When it comes to managed IT services, pricing and packaging are two of the most important business decisions you can make—having far-reaching effects beyond your bottom line. In this fourth installment of the 7 Proven Tactics for MSP Growth, you’ll learn why selling the value of your services is better than offering the lowest price.
At Navigate 2017, Continuum CEO Michael George outlined seven building blocks that the most profitable, growth-oriented MSPs in the industry all seem to have in common. Designed as actionable skills you can put to use immediately in your business, these tactics are proven building blocks for success in a modern managed IT services business. Each of the seven posts in this special series will explore one tactic in greater detail.
Tactic #4: Selling Value and Avoiding Competing on Price (Alone)
Virtually every IT Service Provider (ITSP) has at least one customer they regret winning because they undercut a competitor on price. The decisions made in the early stages of your relationship with a new customer sets the tone for all future activities and engagements, and if you’re competing on price alone, you’re setting yourself up for frustration and aggravation that will likely lead to you either losing or leaving that customer.
Because the market is so competitive, any customer worth chasing is being chased by more than just your organization. As such, MSPs need to be able to differentiate and set themselves apart from their competition through means other than pricing. Communicating that the value of your offering is greater than that of any other service provider is how to win strategic clients—pricing only plays a minor role in that conversation or proposal.
Before discussing the value of your service offering, you’ll need to qualify why your prospect could use your services, and that means identifying the pain points their business is suffering from. Your service offering is a solution because it resolves or prevents an issue your client is having; the entire value of your services is derived from this need.
Therefore, establishing value becomes a process of:
- Qualifying and identifying the pain points your prospect has (whether they know it or not).
- Detailing how your services address those pain points, and how they can make your prospects business better.
- Explaining how your solution can do this better than any of your competitors.
At this point in the process, pricing has little to no place in your proposal—the goal is to present the indisputable worth of your solution and the consequences of not using it. If done correctly, the price becomes a much smaller determining factor, as the value your solution provides your prospect is far greater than the cost of not having it. And, if you can win on value against your competitors, a conversation about price will go far smoother because it won’t be about undercutting them, it will be about why your service is a better fit for the prospect.
There’s no denying that hearing a second opinion can make all the difference in a buying decision; it’s why most eCommerce websites place heavy emphasis on customer reviews. As an ITSP, your previous work should speak for you in the same way; using your existing customers’ comments, testimonials and endorsements to help you sell to new prospects can mean the difference between a prospect that’s on the fence and one that is ready to close. Seek out these statements from your client base, noting the ones who would be most inclined to supply glowing reviews based on excellent service.

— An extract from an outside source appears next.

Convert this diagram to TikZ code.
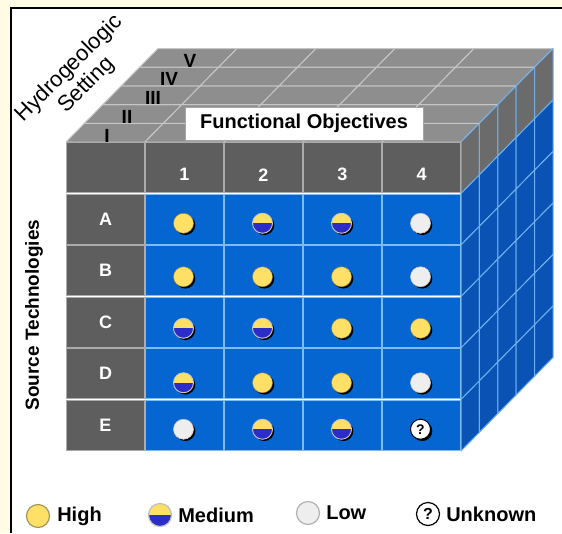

A third-party reference can make all the difference, and you should insist that new prospects speak to one of your references as well. Through their voice, you can demonstrate the value of the long-term relationships you’ve developed with existing customers. Your focus should be on helping your prospects eliminate pain points, rather than solely concentrating on reducing the price of their IT services—and both you and your references can help explain that.
One way to bring your clients and prospects together is to hold small events, such as “lunch-and-learns,” which allow your prospects and clients to network while keeping the topics focused and allow you to demonstrate your expertise as an IT services provider. This facetime with valuable existing clients can close deals faster, because the transformative power of your solution is at once proven and supported by an outside party.
Remember: value is all how your prospect perceives you can be of worth to their business. Prove that your IT services are indispensable to the growth and success of their business, and they’ll be ready to make a decision—knowing your price is well-justified by the value you provide.